United States v. Padilla, No. 07-5359-cr (2d Cir. December 2, 2008) (Raggi, Calabresi, CJJ, Keenan, DJ)
October is the cruellest month. That’s when a New York City detective recovered a gun from Hector Padilla’s waistband. Padilla was sentenced to 120 months’ imprisonment, the statutory maximum. On appeal, his principal challenge was to the stop-and-frisk.
The Terry Stop
The detective, who was on surveillance in a “high-crime” area, became suspicious when he saw Padilla and another person following a “skinny,” “disheveled” white male down a secluded wooded path. The officer thought either that the two men were planning to rob the disheveled man or that the three were going to engage in a drug deal together. The officer drove around the block; when he saw the three again they were on the other side of the path and appeared to be walking as a group. This did not dispel his suspicions. It was still possible a robbery could take place; it was also possible that a drug deal had occurred during the time the three were out of view. Moreover, as he pulled up, he saw Padilla adjust something in the center of his waistband. The object appeared heavy, and Padilla’s motion was “consistent with the adjustment of a gun lodged in one’s waistband.” Accordingly, the detective and his partner drew their guns and ordered all three men to place their hands on the police car. The detective immediately patted down Padilla and, feeling a “hard object shaped like a gun,” recovered a .38 caliber revolver.
The Court’s Ruling
The circuit agreed with the district court that there was reasonable suspicion both for the stop and the frisk. As for the stop, the detective was justified in believing that Padilla and his accomplice might be targeting the disheveled man for a robbery or that a drug deal was about to take place, particularly given the “high-crime nature of the neighborhood.” Moreover, the detective’s explanation of why he continued to be suspicious after the men emerged from the path was “reasonable.” Thus, the officer’s concerns were not based on an “inchoate and unparticularized suspicion or hunch.”

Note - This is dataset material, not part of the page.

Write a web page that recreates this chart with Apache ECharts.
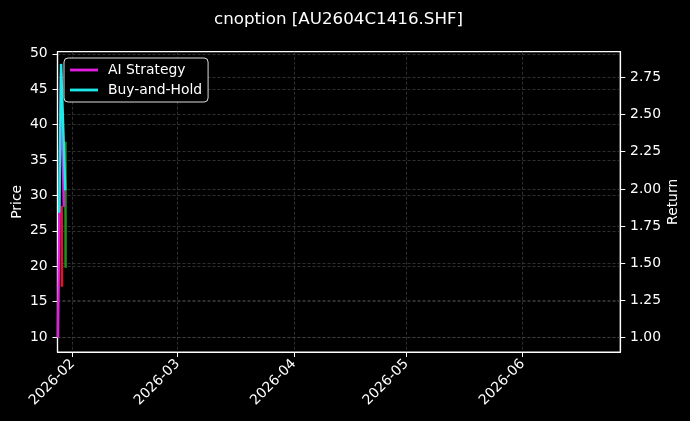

The frisk was also justified. Given his police experience, including prior arrests of armed individuals and the “regular sight of his fellow officers adjusting concealed firearms,” it was reasonable for the detective to suspect that Padilla was carrying a gun. Nor was the court persuaded that Padilla’s gesture was “ambiguous.” The detective testified that the adjustment was not consistent with any of the innocent explanations proposed by defense counsel at the hearing; even if it were, the “distinctive” nature of the waistband adjustment provided the detective with reasonable suspicion that Padilla was armed.